Перечитываю эти строки, припоминаю пасмурное и темное ленинградское довоенное утро на набережной Мойки и квартиру в первом этаже, и большую лампу, которая горела на его письменном столе. Я зашел к нему с утра, мы куда-то спешили, но он усадил меня в кресло и взял со стола книгу.
— Помнишь, Олеша сказал нам, что лучшее о смерти и вообще лучшее в литературе мира — «Смерть Ивана Ильича»?
«...Итак, я готов к визиту в милицию. Голова вымыта на славу, побрился до раздражения кожи, надел свой выходной костюм, правда уже блестевший на локтях и на заду, дребезжаще-старушечьим голосом наказал записывать, кто мне звонил. Не забыл втыкнуть пугливо жавшимся к стенке моим ближним, что они обещают передать, кто звонил, и всегда забывают, отчего люди обижаются на мою нечуткость, хотя нечуткость-то как раз не моя... Затем, выйдя, я решил пройтись пешком вдоль Мойки и затем уже на любимую мою Дворцовую площадь. Так я и сделал. Меня удивляло несколько, что прохожие, все, как один, оборачивались и смотрели мне вслед, — разумеется, в Ленинграде я популярен, но не настолько же».
Быть может, люди войны в годы войны научили его защищаться от страха смерти, да и от самой смерти, иронией.
И он защищается.
Иногда — юмором.
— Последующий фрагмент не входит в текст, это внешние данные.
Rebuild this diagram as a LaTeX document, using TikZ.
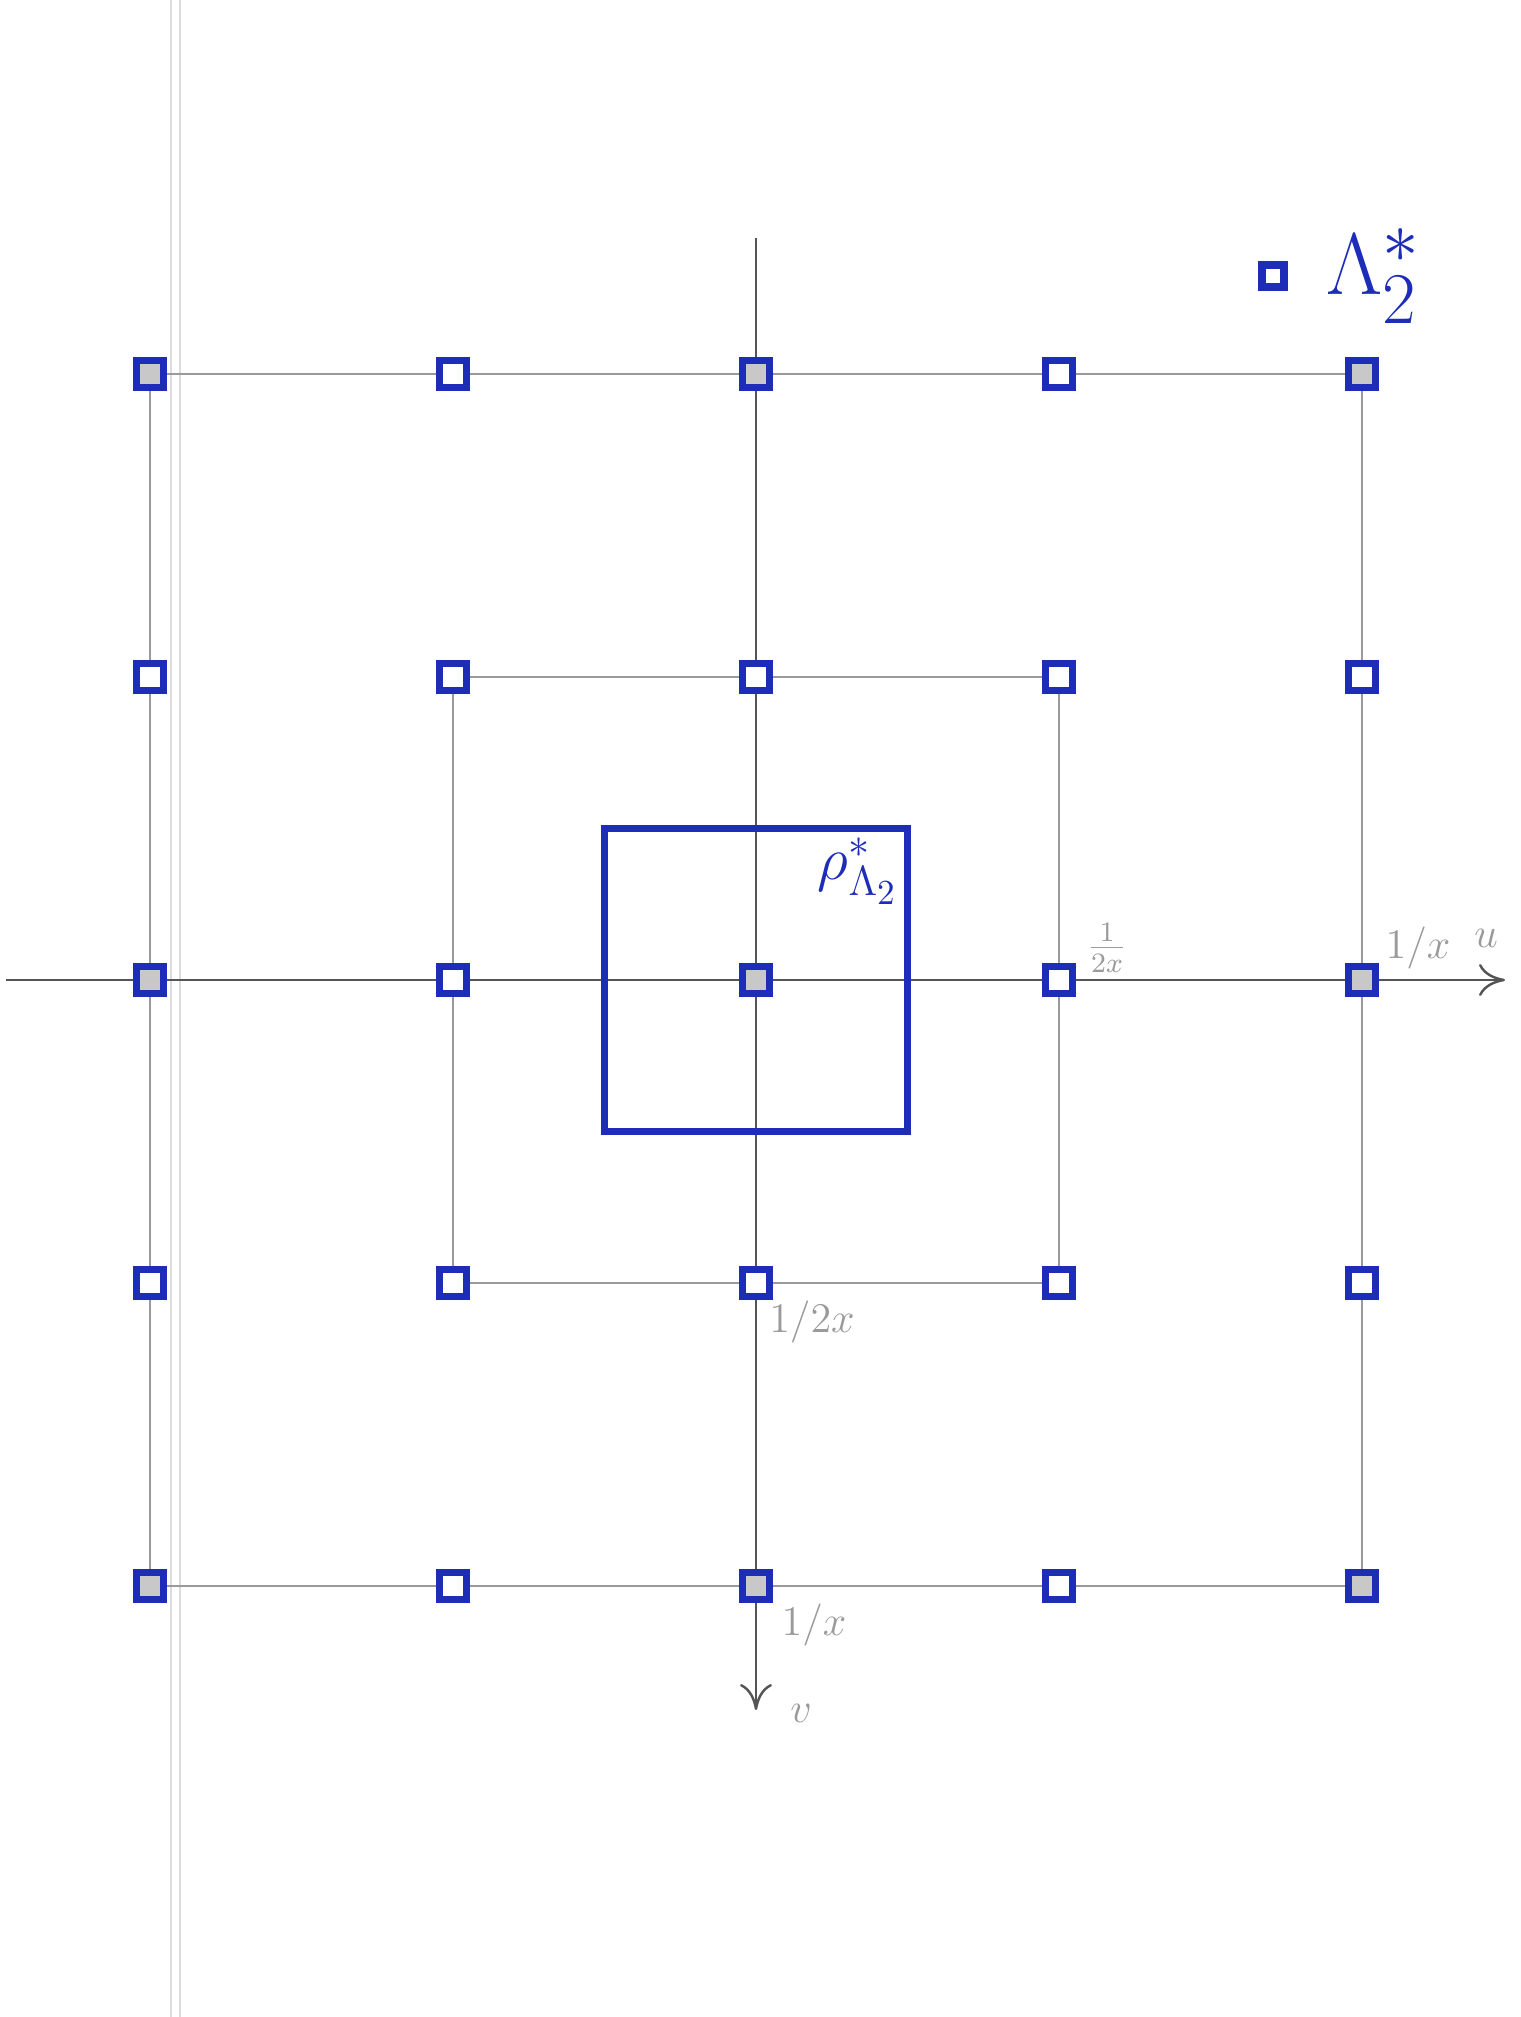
\documentclass[tikz,border=0pt]{standalone}
\usepackage{amsmath}
\usepackage{tikz}
\usetikzlibrary{arrows.meta,positioning}
\definecolor{inkblue}{HTML}{1E2DB8}
\definecolor{pencil}{HTML}{9A9A9A}
\definecolor{pencild}{HTML}{555555}
\definecolor{pencilf}{HTML}{C8C8C8}
\newcommand{\stp}{3.03}
\tikzset{
  latpt/.style   = {draw=inkblue, fill=white, line width=2pt, rectangle,
                    minimum size=0.27cm, inner sep=0pt},
  latptg/.style  = {latpt, fill=pencilf},
  legpt/.style   = {latpt, minimum size=0.22cm},
  gridln/.style  = {draw=pencil, line width=0.6pt},
  axisln/.style  = {draw=pencild, line width=0.7pt},
  axisar/.style  = {axisln, -{To[length=2.6mm,width=3.2mm]}},
  margln/.style  = {draw=pencil!35, line width=0.5pt},
  cellbox/.style = {draw=inkblue, line width=1.8pt},
  penlbl/.style  = {text=pencil, font=\large, inner sep=1pt},
  inklbl/.style  = {text=inkblue, inner sep=1pt},
}
\begin{document}
\begin{tikzpicture}
  \useasboundingbox (-7.56,-10.37) rectangle (7.64,9.80);

  % ---------- paper margin -------------------------------------------
  \draw[margln] (-5.85,-10.37) -- (-5.85,9.80);
  \draw[margln] (-5.76,-10.37) -- (-5.76,9.80);

  % ---------- lattice points -----------------------------------------
  \foreach \i in {-2,...,2}
    \foreach \j in {-2,...,2}
      \coordinate (c\i\j) at ({\i*\stp},{\j*\stp});

  % ---------- pencil squares -------------------------------------------
  \draw[gridln] (c-2-2) rectangle (c22);
  \draw[gridln] (c-1-1) rectangle (c11);

  % ---------- axes ---------------------------------------------------
  \coordinate (uL) at (-7.50,0);
  \coordinate (uR) at (7.49,0);
  \coordinate (vT) at (0,7.42);
  \coordinate (vB) at (0,-7.30);
  \draw[axisar] (uL) -- (uR);
  \draw[axisar] (vT) -- (vB);
  \node[penlbl] (ulbl) at (7.30,0.42) {$u$};
  \node[penlbl] (vlbl) at (0.45,-7.33) {$v$};

  % ---------- fundamental cell ---------------------------------------
  \draw[cellbox] ({-0.5*\stp},{-0.5*\stp}) coordinate (rhoSW)
    rectangle ({0.5*\stp},{0.5*\stp}) coordinate (rhoNE);
  \node[inklbl, anchor=north east, font=\LARGE] (rholbl)
    at ([shift={(-0.05,-0.05)}]rhoNE) {$\rho^{*}_{\Lambda_2}$};

  % ---------- markers ------------------------------------------------
  \foreach \i in {-2,...,2}
    \foreach \j in {-2,...,2}
      \node[latpt] (p\i\j) at (c\i\j) {};
  \foreach \i/\j in {-2/2,0/2,2/2,-2/0,0/0,2/0,-2/-2,0/-2,2/-2}
    \node[latptg] at (c\i\j) {};

  % ---------- scale labels -------------------------------------------
  \node[penlbl] (hx) at (3.51,0.32) {$\frac{1}{2x}$};
  \node[penlbl] (hxx) at (6.62,0.32) {$1/x$};
  \node[penlbl] (vhx) at (0.56,-3.42) {$1/2x$};
  \node[penlbl] (vxx) at (0.58,-6.45) {$1/x$};

  % ---------- legend -------------------------------------------------
  \node[legpt] (legsq) at (5.17,7.04) {};
  \node[inklbl, font=\Huge, right=0.35cm of legsq] (leglbl) {$\Lambda_2^{*}$};

\end{tikzpicture}
\end{document}
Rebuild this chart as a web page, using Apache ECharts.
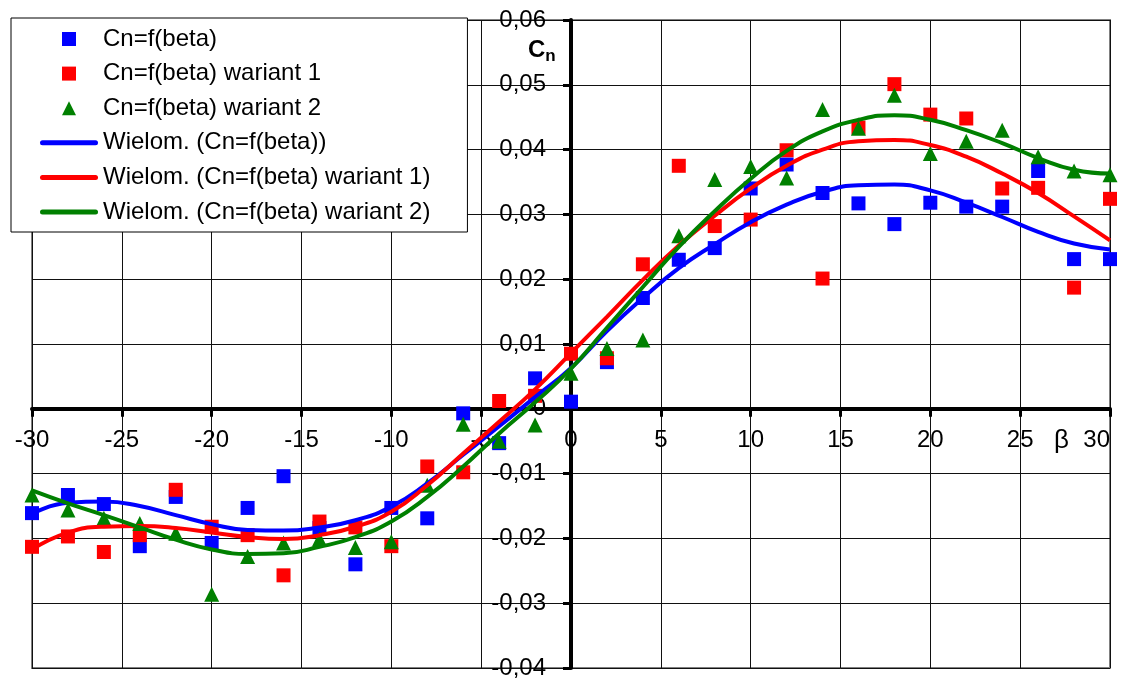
<!DOCTYPE html>
<html>
<head>
<meta charset="utf-8">
<script src="https://cdn.jsdelivr.net/npm/echarts@6/dist/echarts.min.js"></script>
<style>
html,body{margin:0;padding:0;background:#fff;}
#chart{width:1127px;height:682px;}
</style>
</head>
<body>
<div id="chart"></div>
<script>
// Angle beta (deg)
const beta = [-30,-28,-26,-24,-22,-20,-18,-16,-14,-12,-10,-8,-6,-4,-2,0,2,4,6,8,10,12,14,16,18,20,22,24,26,28,30];

// Measured points
const cnBase = [-0.0161,-0.0133,-0.0147,-0.0212,-0.0136,-0.0207,-0.0153,-0.0104,-0.0184,-0.0240,-0.0153,-0.0169,-0.0007,-0.0053,0.0047,0.0011,0.0072,0.0171,0.0230,0.0248,0.0340,0.0377,0.0333,0.0317,0.0285,0.0318,0.0312,0.0312,0.0367,0.0231,0.0231];
const cnVar1 = [-0.0213,-0.0197,-0.0221,-0.0195,-0.0125,-0.0182,-0.0195,-0.0257,-0.0174,-0.0183,-0.0212,-0.0089,-0.0098,0.0012,0.0020,0.0085,0.0078,0.0223,0.0375,0.0282,0.0292,0.0399,0.0201,0.0434,0.0501,0.0454,0.0448,0.0340,0.0341,0.0187,0.0324];
const cnVar2 = [-0.0133,-0.0156,-0.0169,-0.0177,-0.0192,-0.0286,-0.0228,-0.0207,-0.0201,-0.0214,-0.0205,-0.0118,-0.0024,-0.0050,-0.0025,0.0055,0.0093,0.0106,0.0267,0.0354,0.0374,0.0356,0.0462,0.0433,0.0484,0.0394,0.0413,0.0430,0.0389,0.0367,0.0361];

// Polynomial trendlines
const trendBase = [-0.0162,-0.0145,-0.0143,-0.0150,-0.0164,-0.0178,-0.0187,-0.0188,-0.0183,-0.0172,-0.0151,-0.0115,-0.0071,-0.0027,0.0018,0.0063,0.0120,0.0171,0.0217,0.0254,0.0288,0.0315,0.0335,0.0345,0.0346,0.0337,0.0318,0.0296,0.0273,0.0255,0.0246];
const trendVar1 = [-0.0217,-0.0191,-0.0182,-0.0181,-0.0184,-0.0191,-0.0198,-0.0201,-0.0195,-0.0182,-0.0159,-0.0118,-0.0069,-0.0020,0.0030,0.0086,0.0142,0.0199,0.0252,0.0298,0.0340,0.0375,0.0400,0.0413,0.0415,0.0407,0.0389,0.0363,0.0333,0.0297,0.0260];
const trendVar2 = [-0.0126,-0.0146,-0.0164,-0.0183,-0.0202,-0.0217,-0.0224,-0.0223,-0.0213,-0.0198,-0.0174,-0.0136,-0.0089,-0.0038,0.0010,0.0062,0.0125,0.0188,0.0250,0.0305,0.0355,0.0398,0.0428,0.0446,0.0453,0.0446,0.0430,0.0410,0.0387,0.0369,0.0363];

const names = ['Cn=f(beta)','Cn=f(beta) wariant 1','Cn=f(beta) wariant 2',
  'Wielom. (Cn=f(beta))','Wielom. (Cn=f(beta) wariant 1)','Wielom. (Cn=f(beta) wariant 2)'];
const colors = ['#0000FF','#FF0000','#008000'];

const pairs = arr => beta.map((b,i) => [b, arr[i]]);
const FONT = 'Liberation Sans, Arial, sans-serif';

const W = 1127, H = 682;
const G = {left: 32, right: 17, top: 20, bottom: 14};

const chart = echarts.init(document.getElementById('chart'), null, {renderer:'canvas', width: W, height: H});

const fmtY = v => Math.abs(v) < 1e-9 ? '0' : v.toFixed(2).replace('.', ',');

const SQ = 'path://M0,0L10,0L10,10L0,10Z';
const TRI = 'path://M5,0L10,10L0,10Z';
const LN = 'path://M2.5,0L55.5,0A2.5,2.5,0,0,1,55.5,5L2.5,5A2.5,2.5,0,0,1,2.5,0Z';

chart.setOption({
  animation: false,
  backgroundColor: '#fff',
  grid: {left: G.left, right: G.right, top: G.top, bottom: G.bottom, show: true, borderColor: '#808080', borderWidth: 2, containLabel: false, outerBoundsMode: 'none'},
  xAxis: {
    type: 'value', min: -30, max: 30, interval: 5,
    axisLine: {onZero: false, lineStyle: {color: '#000', width: 4}},
    axisTick: {show: true, length: 8, lineStyle: {color: '#000', width: 3}},
    axisLabel: {margin: 20, fontSize: 24, color: '#000', fontFamily: FONT, alignMaxLabel: 'right'},
    splitLine: {show: true, lineStyle: {color: '#111', width: 1}}
  },
  yAxis: {
    type: 'value', min: -0.04, max: 0.06, interval: 0.01,
    axisLine: {onZero: false, lineStyle: {color: '#000', width: 4}},
    axisTick: {show: true, length: 8, lineStyle: {color: '#000', width: 3}},
    axisLabel: {margin: 25, fontSize: 24, color: '#000', fontFamily: FONT, formatter: fmtY},
    splitLine: {show: true, lineStyle: {color: '#111', width: 1}}
  },
  legend: {
    orient: 'vertical', left: 11, top: 18,
    padding: [9, 37, 8, 29],
    itemGap: 10.6,
    itemWidth: 58, itemHeight: 14,
    backgroundColor: '#fff', borderColor: '#000', borderWidth: 1,
    textStyle: {fontSize: 24, color: '#000', fontFamily: FONT},
    data: [
      {name: names[0], icon: SQ},
      {name: names[1], icon: SQ},
      {name: names[2], icon: TRI},
      {name: names[3], icon: LN},
      {name: names[4], icon: LN},
      {name: names[5], icon: LN}
    ]
  },
  graphic: [
    {type: 'text', left: 528, top: 38, z: 100,
      style: {text: '{c|C}{n|n}', rich: {
        c: {fontSize: 24, fontWeight: 'bold', fontFamily: FONT, fill: '#000'},
        n: {fontSize: 17, fontWeight: 'bold', fontFamily: FONT, fill: '#000', padding: [12,0,0,0]}
      }}},
    {type: 'text', left: 1054, top: 428, z: 100,
      style: {text: 'β', fontSize: 26, fontFamily: FONT, fill: '#000'}}
  ],
  series: [
    {name: names[0], type: 'scatter', symbol: 'rect', symbolSize: 14, itemStyle: {color: colors[0], opacity: 1}, data: pairs(cnBase), z: 3},
    {name: names[1], type: 'scatter', symbol: 'rect', symbolSize: 14, itemStyle: {color: colors[1], opacity: 1}, data: pairs(cnVar1), z: 3},
    {name: names[2], type: 'scatter', symbol: 'triangle', symbolSize: 15, itemStyle: {color: colors[2], opacity: 1}, data: pairs(cnVar2), z: 3},
    {name: names[3], type: 'line', smooth: 0.5, showSymbol: false, symbol: 'none', lineStyle: {color: colors[0], width: 4}, itemStyle: {color: colors[0]}, data: pairs(trendBase), z: 4},
    {name: names[4], type: 'line', smooth: 0.5, showSymbol: false, symbol: 'none', lineStyle: {color: colors[1], width: 4}, itemStyle: {color: colors[1]}, data: pairs(trendVar1), z: 4},
    {name: names[5], type: 'line', smooth: 0.5, showSymbol: false, symbol: 'none', lineStyle: {color: colors[2], width: 4}, itemStyle: {color: colors[2]}, data: pairs(trendVar2), z: 4}
  ]
});

// Move both axes (line, ticks, labels) to cross at zero, using the library's scales
const px0 = chart.convertToPixel({xAxisIndex: 0}, 0);
const py0 = chart.convertToPixel({yAxisIndex: 0}, 0);
chart.setOption({
  xAxis: {offset: -((H - G.bottom) - py0)},
  yAxis: {offset: -(px0 - G.left)}
});
</script>
</body>
</html>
Солдатским, грубоватым.
Иногда — иронией. Тонкой и печальной.
Как строчки последних чеховских писем — ведь он их то и дело перечитывает.
Как чеховское последнее — «их штербе»...
Книги по медицине, а главным образом их авторы и люди, о которых в книгах этих писалось, — все они вкупе составляют как бы часть его существования, часть немаловажную.
Все равно, знакомы ли они ему лично или не знакомы, то ли это Мечников или скромнейший сестрорецкий врач Слупский, доктор ли Иноземцев, хирург Бурденко или неведомая никому врачиха, чьи непритязательные записи о полевом лазарете публиковались в провинциальном альманахе.
И персонажей для своих книг выбирает преимущественно с медицинским уклоном — неравнодушен, как известно, к сыщикам, но те все-таки, пусть не обижаются за правду, идут вторым эшелоном.
А в первом — люди профессии, каковую он почитает за благороднейшую и чистейшую в человечестве.
Такой, как, скажем, доктор Калюжный — нелюдим, врачевавший в сельской глуши, традиция тут шла не от светского преуспевающего доктора Иноземцева, чье имя прославлено одноименными каплями, а именно от солдатского лекаря Пирогова.
Название пьесы, где угрюмая фигура Калюжного возникла перед зрителями, вызывающе ассоциативна.
«Сын народа».
Непримиримый Калюжный был не прототипом автора, — слаб человек! — авторским идеалом.